>> Start

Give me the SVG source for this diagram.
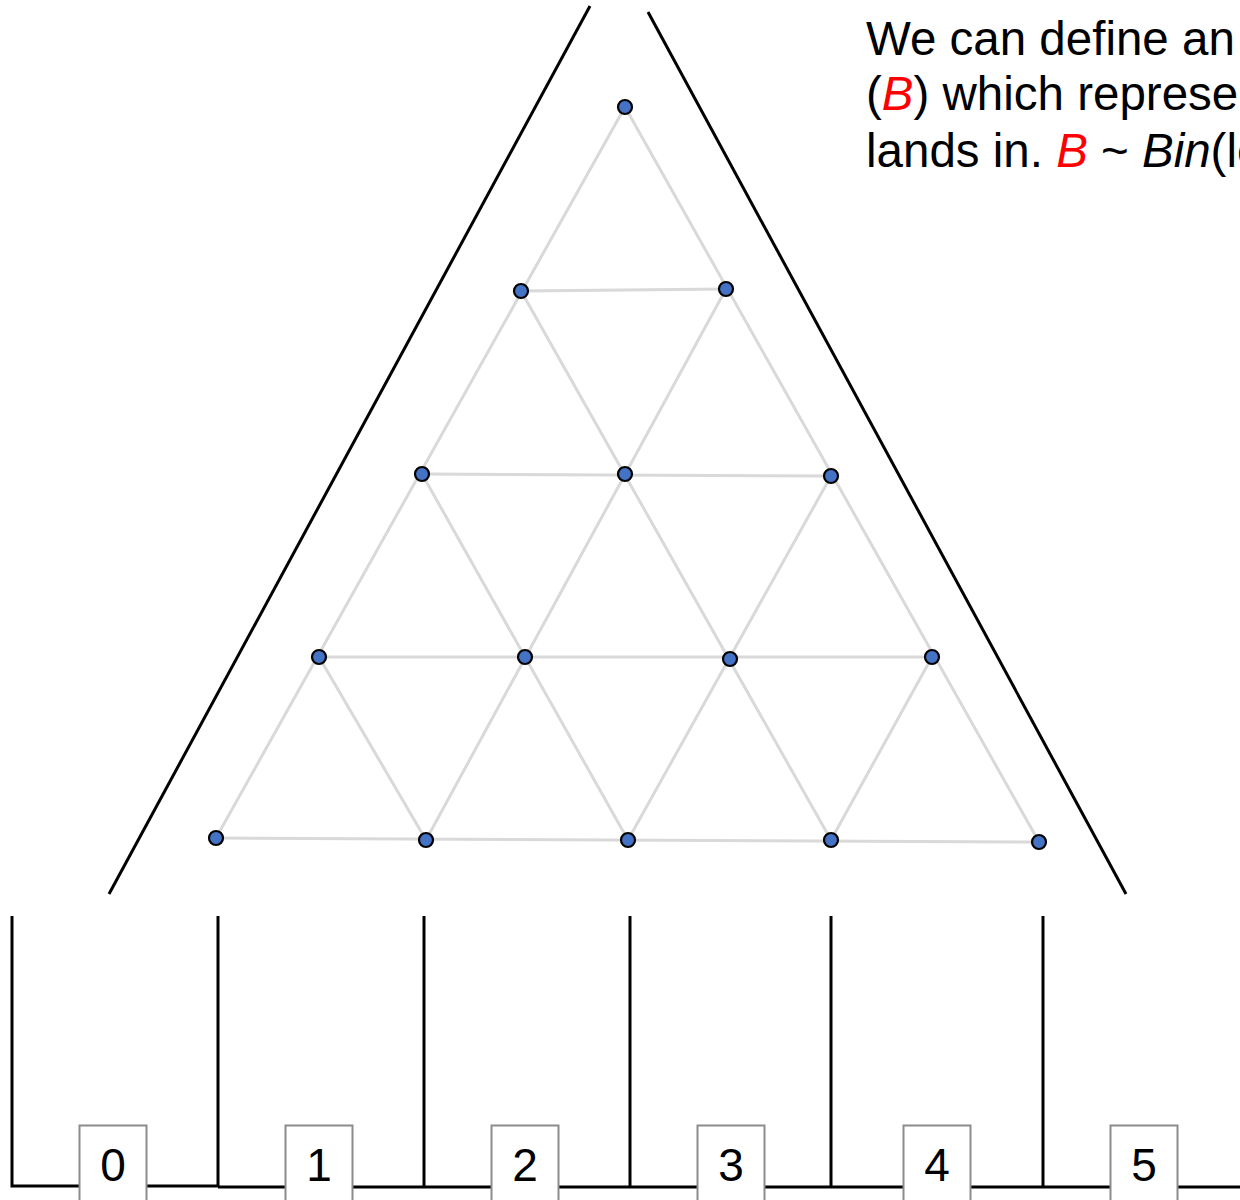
<svg xmlns="http://www.w3.org/2000/svg" width="1240" height="1200" viewBox="0 0 1240 1200">
<style>
.lat{stroke:#d9d9d9;stroke-width:3;fill:none;stroke-linecap:round}
.peg{fill:#4472C4;stroke:#000;stroke-width:2.2}
.wall{stroke:#000;stroke-width:3;fill:none}
.box{fill:#fff;stroke:#8c8c8c;stroke-width:2}
.lbl{font-family:"Liberation Sans",Arial,sans-serif;font-size:46px;fill:#000;text-anchor:middle}
.txt{font-family:"Liberation Sans",Arial,sans-serif;font-size:47.5px;fill:#000}
.red{fill:#ff0000;font-style:italic}
</style>
<rect width="1240" height="1200" fill="#fff"/>
<g id="connectors">
<g id="lattice">
<line class="lat" x1="521" y1="291" x2="726" y2="289"/>
<line class="lat" x1="422" y1="474" x2="831" y2="476"/>
<line class="lat" x1="319" y1="657" x2="932" y2="657"/>
<line class="lat" x1="216" y1="838" x2="1039" y2="842"/>
<line class="lat" x1="625" y1="107" x2="216" y2="838"/>
<line class="lat" x1="521" y1="291" x2="831" y2="840"/>
<line class="lat" x1="422" y1="474" x2="628" y2="840"/>
<line class="lat" x1="319" y1="657" x2="426" y2="840"/>
<line class="lat" x1="625" y1="107" x2="1039" y2="842"/>
<line class="lat" x1="726" y1="289" x2="426" y2="840"/>
<line class="lat" x1="831" y1="476" x2="628" y2="840"/>
<line class="lat" x1="932" y1="657" x2="831" y2="840"/>
</g>
<g id="funnel">
<line class="wall" x1="590" y1="6" x2="109" y2="894"/>
<line class="wall" x1="648" y1="12" x2="1126" y2="894"/>
</g>
<g id="bins">
<polyline class="wall" points="12,916 12,1186 218,1186"/>
<line class="wall" x1="218" y1="1187" x2="1240" y2="1187"/>
<line class="wall" x1="218" y1="916" x2="218" y2="1187"/>
<line class="wall" x1="424" y1="916" x2="424" y2="1187"/>
<line class="wall" x1="630" y1="916" x2="630" y2="1187"/>
<line class="wall" x1="831" y1="916" x2="831" y2="1187"/>
<line class="wall" x1="1043" y1="916" x2="1043" y2="1187"/>
</g>
</g>
<g id="pegs">
<circle class="peg" cx="625" cy="107" r="7"/>
<circle class="peg" cx="521" cy="291" r="7"/>
<circle class="peg" cx="726" cy="289" r="7"/>
<circle class="peg" cx="422" cy="474" r="7"/>
<circle class="peg" cx="625" cy="474" r="7"/>
<circle class="peg" cx="831" cy="476" r="7"/>
<circle class="peg" cx="319" cy="657" r="7"/>
<circle class="peg" cx="525" cy="657" r="7"/>
<circle class="peg" cx="730" cy="659" r="7"/>
<circle class="peg" cx="932" cy="657" r="7"/>
<circle class="peg" cx="216" cy="838" r="7"/>
<circle class="peg" cx="426" cy="840" r="7"/>
<circle class="peg" cx="628" cy="840" r="7"/>
<circle class="peg" cx="831" cy="840" r="7"/>
<circle class="peg" cx="1039" cy="842" r="7"/>
</g>
<g id="bin0"><rect class="box" x="79.5" y="1125.5" width="67" height="80"/><text class="lbl" x="113" y="1181">0</text></g>
<g id="bin1"><rect class="box" x="285.5" y="1125.5" width="67" height="80"/><text class="lbl" x="319" y="1181">1</text></g>
<g id="bin2"><rect class="box" x="491.5" y="1125.5" width="67" height="80"/><text class="lbl" x="525" y="1181">2</text></g>
<g id="bin3"><rect class="box" x="697.5" y="1125.5" width="67" height="80"/><text class="lbl" x="731" y="1181">3</text></g>
<g id="bin4"><rect class="box" x="903.5" y="1125.5" width="67" height="80"/><text class="lbl" x="937" y="1181">4</text></g>
<g id="bin5"><rect class="box" x="1110.5" y="1125.5" width="67" height="80"/><text class="lbl" x="1144" y="1181">5</text></g>
<g id="description">
<text class="txt" x="866" y="55">We can define an</text>
<text class="txt" x="866" y="110">(<tspan class="red">B</tspan>) which represe</text>
<text class="txt" x="866" y="167">lands in. <tspan class="red">B</tspan> ~ <tspan font-style="italic">Bin</tspan>(le</text>
</g>
</svg>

>> End

- **Problem to work on**:
In the copy, include no pictures; restate the listing above exactly.

- **The reply**:
Give me the SVG source for this diagram.
<svg xmlns="http://www.w3.org/2000/svg" width="1240" height="1200" viewBox="0 0 1240 1200">
<style>
.lat{stroke:#d9d9d9;stroke-width:3;fill:none;stroke-linecap:round}
.peg{fill:#4472C4;stroke:#000;stroke-width:2.2}
.wall{stroke:#000;stroke-width:3;fill:none}
.box{fill:#fff;stroke:#8c8c8c;stroke-width:2}
.lbl{font-family:"Liberation Sans",Arial,sans-serif;font-size:46px;fill:#000;text-anchor:middle}
.txt{font-family:"Liberation Sans",Arial,sans-serif;font-size:47.5px;fill:#000}
.red{fill:#ff0000;font-style:italic}
</style>
<rect width="1240" height="1200" fill="#fff"/>
<g id="connectors">
<g id="lattice">
<line class="lat" x1="521" y1="291" x2="726" y2="289"/>
<line class="lat" x1="422" y1="474" x2="831" y2="476"/>
<line class="lat" x1="319" y1="657" x2="932" y2="657"/>
<line class="lat" x1="216" y1="838" x2="1039" y2="842"/>
<line class="lat" x1="625" y1="107" x2="216" y2="838"/>
<line class="lat" x1="521" y1="291" x2="831" y2="840"/>
<line class="lat" x1="422" y1="474" x2="628" y2="840"/>
<line class="lat" x1="319" y1="657" x2="426" y2="840"/>
<line class="lat" x1="625" y1="107" x2="1039" y2="842"/>
<line class="lat" x1="726" y1="289" x2="426" y2="840"/>
<line class="lat" x1="831" y1="476" x2="628" y2="840"/>
<line class="lat" x1="932" y1="657" x2="831" y2="840"/>
</g>
<g id="funnel">
<line class="wall" x1="590" y1="6" x2="109" y2="894"/>
<line class="wall" x1="648" y1="12" x2="1126" y2="894"/>
</g>
<g id="bins">
<polyline class="wall" points="12,916 12,1186 218,1186"/>
<line class="wall" x1="218" y1="1187" x2="1240" y2="1187"/>
<line class="wall" x1="218" y1="916" x2="218" y2="1187"/>
<line class="wall" x1="424" y1="916" x2="424" y2="1187"/>
<line class="wall" x1="630" y1="916" x2="630" y2="1187"/>
<line class="wall" x1="831" y1="916" x2="831" y2="1187"/>
<line class="wall" x1="1043" y1="916" x2="1043" y2="1187"/>
</g>
</g>
<g id="pegs">
<circle class="peg" cx="625" cy="107" r="7"/>
<circle class="peg" cx="521" cy="291" r="7"/>
<circle class="peg" cx="726" cy="289" r="7"/>
<circle class="peg" cx="422" cy="474" r="7"/>
<circle class="peg" cx="625" cy="474" r="7"/>
<circle class="peg" cx="831" cy="476" r="7"/>
<circle class="peg" cx="319" cy="657" r="7"/>
<circle class="peg" cx="525" cy="657" r="7"/>
<circle class="peg" cx="730" cy="659" r="7"/>
<circle class="peg" cx="932" cy="657" r="7"/>
<circle class="peg" cx="216" cy="838" r="7"/>
<circle class="peg" cx="426" cy="840" r="7"/>
<circle class="peg" cx="628" cy="840" r="7"/>
<circle class="peg" cx="831" cy="840" r="7"/>
<circle class="peg" cx="1039" cy="842" r="7"/>
</g>
<g id="bin0"><rect class="box" x="79.5" y="1125.5" width="67" height="80"/><text class="lbl" x="113" y="1181">0</text></g>
<g id="bin1"><rect class="box" x="285.5" y="1125.5" width="67" height="80"/><text class="lbl" x="319" y="1181">1</text></g>
<g id="bin2"><rect class="box" x="491.5" y="1125.5" width="67" height="80"/><text class="lbl" x="525" y="1181">2</text></g>
<g id="bin3"><rect class="box" x="697.5" y="1125.5" width="67" height="80"/><text class="lbl" x="731" y="1181">3</text></g>
<g id="bin4"><rect class="box" x="903.5" y="1125.5" width="67" height="80"/><text class="lbl" x="937" y="1181">4</text></g>
<g id="bin5"><rect class="box" x="1110.5" y="1125.5" width="67" height="80"/><text class="lbl" x="1144" y="1181">5</text></g>
<g id="description">
<text class="txt" x="866" y="55">We can define an</text>
<text class="txt" x="866" y="110">(<tspan class="red">B</tspan>) which represe</text>
<text class="txt" x="866" y="167">lands in. <tspan class="red">B</tspan> ~ <tspan font-style="italic">Bin</tspan>(le</text>
</g>
</svg>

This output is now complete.